Dunno. I have Windows 10 on it for months now and it's working fairly smoothly actually (considering its age and components). Then again, my E-450 is running on top of 8GB of RAM and 128GB SSD. So it doesn't have the usual bottlenecks most cheap laptops have (which is usually small RAM capacity and crappy slow HDD). It only really gets slow if I want to play Youtube inside browser. With GPU blocklists disabled, it's playable, but you can just feel it's sweating trying to do it. So I just use Youtube Windows 10 apps. Those run stupendously smooth and are actually a much better Youtube watching experience than their official webpage. Give them a try if Youtube watching has been a chore for you. They are so good I'm also using them on systems that are well capable of playing Youtube in browser. Oh and same goes for Netflix Win10 app. HD Netflix works like a charm on this aged laptop. And again, it's almost a better experience than webpage version.


----------



## gipfeli (Nov 15, 2017)

@RejZoR and @cdawall: thanks for your valuable feedback!





which youtube windows 10 app do you use?



Best regards from Switzerland


----------



## Melvis (Nov 15, 2017)

gipfeli said:


> @RejZoR: If dxva is not activated on gpu level, it can not be enabled in the browser (off course you can change the chrome setting e.g., but it would not have any effect. But your hint is helpful: youtube clips do work without any problem (720p). Could be, that with the gpu blacklist setting in chrome, the srf (Swiss radio and tv station) like this one https://www.srf.ch/sport/fussball/w...alien-die-squadra-azzurra-faehrt-nicht-zur-wm streaming is ok. As soon as I have my friend's Asus in front of me, I will test that.
> @Melvis: which graphics driver is installed on your laptop?



I am using the latest or was the latest (I have to double check) Crimson Driver which bugs out as it says after every install there are newer drivers that never install.


----------



## RejZoR (Nov 15, 2017)

gipfeli said:


> @RejZoR and @cdawall: thanks for your valuable feedback!
> 
> View attachment 94032
> which youtube windows 10 app do you use?
> ...



Hyper for Youtube is nice, but it has a silly problem of automatically downgrading quality to ensure playback. Often when it's not even necessary...

My current favorite is "Pro Tube". Always sticks to the video quality you set and just works really well. It shows ads, but only within the comment section of the videos, so it's not really annoying at all. It's well designed and easy to use. My preferred choice of watching Youtube.
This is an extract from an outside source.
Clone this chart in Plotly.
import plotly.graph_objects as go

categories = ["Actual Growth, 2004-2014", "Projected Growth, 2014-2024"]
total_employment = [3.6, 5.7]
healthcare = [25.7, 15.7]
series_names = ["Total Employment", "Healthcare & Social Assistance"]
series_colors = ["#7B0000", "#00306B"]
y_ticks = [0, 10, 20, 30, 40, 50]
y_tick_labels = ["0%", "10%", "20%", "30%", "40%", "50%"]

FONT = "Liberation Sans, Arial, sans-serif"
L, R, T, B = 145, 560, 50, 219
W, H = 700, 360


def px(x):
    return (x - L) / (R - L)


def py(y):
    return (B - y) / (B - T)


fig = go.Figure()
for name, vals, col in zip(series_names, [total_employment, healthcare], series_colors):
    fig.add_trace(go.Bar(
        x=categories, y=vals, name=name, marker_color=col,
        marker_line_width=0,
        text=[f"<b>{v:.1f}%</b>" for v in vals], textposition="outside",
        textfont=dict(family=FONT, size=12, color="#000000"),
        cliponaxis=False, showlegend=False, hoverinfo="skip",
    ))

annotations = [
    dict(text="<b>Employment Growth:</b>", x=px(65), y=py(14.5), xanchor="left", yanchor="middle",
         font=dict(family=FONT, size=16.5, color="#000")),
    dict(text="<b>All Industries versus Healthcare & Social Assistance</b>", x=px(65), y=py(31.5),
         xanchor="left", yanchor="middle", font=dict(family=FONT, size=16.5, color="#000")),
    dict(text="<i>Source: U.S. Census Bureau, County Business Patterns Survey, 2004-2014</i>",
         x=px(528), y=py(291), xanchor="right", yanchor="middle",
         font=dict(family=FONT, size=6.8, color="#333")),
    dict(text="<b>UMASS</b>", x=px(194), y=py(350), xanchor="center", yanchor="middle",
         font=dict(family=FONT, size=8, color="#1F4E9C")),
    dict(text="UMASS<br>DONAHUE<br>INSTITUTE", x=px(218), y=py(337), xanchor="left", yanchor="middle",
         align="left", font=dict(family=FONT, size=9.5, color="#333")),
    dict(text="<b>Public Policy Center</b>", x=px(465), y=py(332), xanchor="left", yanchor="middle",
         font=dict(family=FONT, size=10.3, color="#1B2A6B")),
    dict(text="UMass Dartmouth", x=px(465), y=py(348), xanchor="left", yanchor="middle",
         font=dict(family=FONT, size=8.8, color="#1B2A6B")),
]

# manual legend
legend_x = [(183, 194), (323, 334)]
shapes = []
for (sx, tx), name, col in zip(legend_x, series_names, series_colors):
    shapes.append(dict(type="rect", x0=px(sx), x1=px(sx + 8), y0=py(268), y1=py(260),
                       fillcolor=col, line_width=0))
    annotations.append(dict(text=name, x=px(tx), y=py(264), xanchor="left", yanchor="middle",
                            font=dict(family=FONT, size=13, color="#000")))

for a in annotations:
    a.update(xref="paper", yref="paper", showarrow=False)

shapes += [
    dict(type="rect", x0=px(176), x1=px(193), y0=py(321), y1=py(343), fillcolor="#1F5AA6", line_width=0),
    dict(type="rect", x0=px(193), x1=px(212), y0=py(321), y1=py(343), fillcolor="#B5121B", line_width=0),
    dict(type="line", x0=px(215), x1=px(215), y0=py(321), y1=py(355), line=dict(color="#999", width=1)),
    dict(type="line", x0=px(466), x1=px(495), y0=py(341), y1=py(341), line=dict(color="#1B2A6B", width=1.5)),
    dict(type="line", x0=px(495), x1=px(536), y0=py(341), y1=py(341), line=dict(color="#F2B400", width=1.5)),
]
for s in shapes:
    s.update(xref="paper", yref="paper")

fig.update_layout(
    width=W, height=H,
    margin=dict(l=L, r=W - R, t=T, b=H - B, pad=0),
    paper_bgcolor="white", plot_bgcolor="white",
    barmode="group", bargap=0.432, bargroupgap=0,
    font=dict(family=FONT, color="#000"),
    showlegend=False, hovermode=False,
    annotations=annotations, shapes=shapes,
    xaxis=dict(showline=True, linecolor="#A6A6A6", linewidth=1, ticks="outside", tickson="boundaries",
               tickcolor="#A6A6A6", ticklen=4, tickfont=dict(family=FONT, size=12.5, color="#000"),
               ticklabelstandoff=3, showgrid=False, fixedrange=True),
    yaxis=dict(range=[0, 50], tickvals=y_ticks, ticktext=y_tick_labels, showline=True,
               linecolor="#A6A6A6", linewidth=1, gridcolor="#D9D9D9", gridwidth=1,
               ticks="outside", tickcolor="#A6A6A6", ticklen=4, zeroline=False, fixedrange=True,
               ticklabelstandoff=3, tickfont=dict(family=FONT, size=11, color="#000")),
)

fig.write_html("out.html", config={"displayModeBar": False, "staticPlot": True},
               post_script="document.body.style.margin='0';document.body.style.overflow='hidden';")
I suggest you use this one.

There is also app for Twitch (MyTwitch) and official Netflix one, so you can play most common video services smoothly no matter what (they are using Edge's rendering engine which seems to work incredibly well with any GPU).


----------



## gipfeli (Nov 15, 2017)

Melvis said:


> I am using the latest or was the latest (I have to double check) Crimson Driver which bugs out as it says after every install there are newer drivers that never install.


it's the  crimson 16.2.1 beta , I had it installed, but after this message I instantly removed it: Later on - for other reasons - I reinstalled windows 10. My friend wouldn't be able to deal with this kind of missleading messages. Or is there any possibility to block this update message/job? It's a shame, that Radeon management is not willing to fix this beta for short term money reasosns. Nvidia provides a stable non-beta win 10 driver from for their "older" GPU's...
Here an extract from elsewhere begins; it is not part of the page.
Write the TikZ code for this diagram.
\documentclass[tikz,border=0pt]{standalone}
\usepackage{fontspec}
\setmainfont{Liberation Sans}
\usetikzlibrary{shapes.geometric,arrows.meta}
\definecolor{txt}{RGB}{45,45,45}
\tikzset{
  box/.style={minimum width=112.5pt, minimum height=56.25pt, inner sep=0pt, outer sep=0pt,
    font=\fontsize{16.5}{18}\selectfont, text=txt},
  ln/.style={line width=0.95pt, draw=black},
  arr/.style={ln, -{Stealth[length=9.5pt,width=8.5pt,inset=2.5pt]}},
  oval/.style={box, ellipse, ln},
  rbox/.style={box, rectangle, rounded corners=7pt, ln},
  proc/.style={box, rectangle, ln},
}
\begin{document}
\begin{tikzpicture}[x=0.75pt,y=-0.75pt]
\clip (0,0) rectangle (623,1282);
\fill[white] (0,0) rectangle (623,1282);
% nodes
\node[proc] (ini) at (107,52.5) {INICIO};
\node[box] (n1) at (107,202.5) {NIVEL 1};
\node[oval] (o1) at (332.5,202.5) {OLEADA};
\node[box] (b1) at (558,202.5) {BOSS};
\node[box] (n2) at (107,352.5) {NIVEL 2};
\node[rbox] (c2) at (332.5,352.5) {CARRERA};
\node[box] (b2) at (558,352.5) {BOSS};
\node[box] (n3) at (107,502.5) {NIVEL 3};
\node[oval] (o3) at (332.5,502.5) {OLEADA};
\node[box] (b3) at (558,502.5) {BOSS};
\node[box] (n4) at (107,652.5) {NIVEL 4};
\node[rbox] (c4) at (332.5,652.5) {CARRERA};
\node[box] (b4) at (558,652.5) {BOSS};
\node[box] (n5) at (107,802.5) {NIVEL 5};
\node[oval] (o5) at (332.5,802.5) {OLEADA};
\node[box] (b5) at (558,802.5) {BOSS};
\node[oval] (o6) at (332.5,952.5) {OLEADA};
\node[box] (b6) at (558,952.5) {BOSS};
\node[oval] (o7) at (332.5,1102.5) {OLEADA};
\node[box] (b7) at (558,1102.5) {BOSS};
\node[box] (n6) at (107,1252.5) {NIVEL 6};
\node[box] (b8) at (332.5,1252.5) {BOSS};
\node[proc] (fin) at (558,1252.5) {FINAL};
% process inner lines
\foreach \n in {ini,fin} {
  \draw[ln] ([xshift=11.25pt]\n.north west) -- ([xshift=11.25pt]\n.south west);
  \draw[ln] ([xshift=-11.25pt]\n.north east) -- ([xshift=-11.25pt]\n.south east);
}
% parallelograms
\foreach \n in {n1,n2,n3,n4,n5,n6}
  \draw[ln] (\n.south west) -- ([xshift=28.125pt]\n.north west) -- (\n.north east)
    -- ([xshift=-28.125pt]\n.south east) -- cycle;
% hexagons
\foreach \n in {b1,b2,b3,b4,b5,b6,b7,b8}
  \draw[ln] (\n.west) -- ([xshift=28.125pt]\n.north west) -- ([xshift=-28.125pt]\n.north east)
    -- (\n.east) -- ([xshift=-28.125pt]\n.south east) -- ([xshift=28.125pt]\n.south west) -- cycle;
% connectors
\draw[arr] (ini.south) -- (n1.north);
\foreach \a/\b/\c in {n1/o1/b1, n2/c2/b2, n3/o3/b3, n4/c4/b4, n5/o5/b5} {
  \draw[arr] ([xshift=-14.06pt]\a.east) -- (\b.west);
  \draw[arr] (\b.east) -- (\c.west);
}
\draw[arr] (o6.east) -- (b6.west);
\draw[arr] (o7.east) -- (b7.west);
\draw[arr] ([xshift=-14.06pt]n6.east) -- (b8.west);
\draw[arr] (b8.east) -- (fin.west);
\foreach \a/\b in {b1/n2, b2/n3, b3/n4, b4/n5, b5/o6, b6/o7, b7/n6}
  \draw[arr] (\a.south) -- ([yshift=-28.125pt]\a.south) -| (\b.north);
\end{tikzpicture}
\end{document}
Thanks for all your feedback, I will stick to the GPU-632 driver (win 10 update) and tune the google chrome settings first.


----------



## eidairaman1 (Nov 15, 2017)

gipfeli said:


> it's the  crimson 16.2.1 beta , I had it installed, but after this message I instantly removed it: Later on - for other reasons - I reinstalled windows 10. My friend wouldn't be able to deal with this kind of missleading messages. Or is there any possibility to block this update message/job? It's a shame, that Radeon management is not willing to fix this beta for short term money reasosns. Nvidia provides a stable non-beta win 10 driver from for their "older" GPU's...
> 
> Thanks for all your feedback, I will stick to the GPU-632 driver (win 10 update) and tune the google chrome settings first.
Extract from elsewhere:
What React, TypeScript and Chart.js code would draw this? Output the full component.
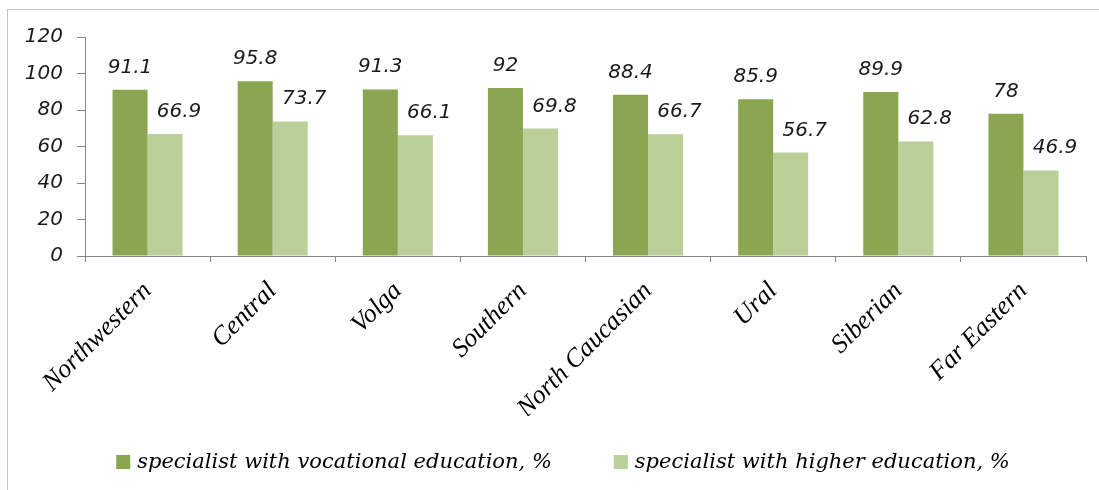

There is a way to disable the function of the automatic driver checking, or notification of it.


----------



## gipfeli (Nov 20, 2017)

just to let you know: enabling hardware acceleration in chrome plus Override software rendering in chrome://flags did the trick: in chrome://gpu most of the flags show hardware acceleration instead of software acceleration now. The Swiss srf TV streaming works without any problem as a result (defalut windows 10 update radeon legacy driver).


----------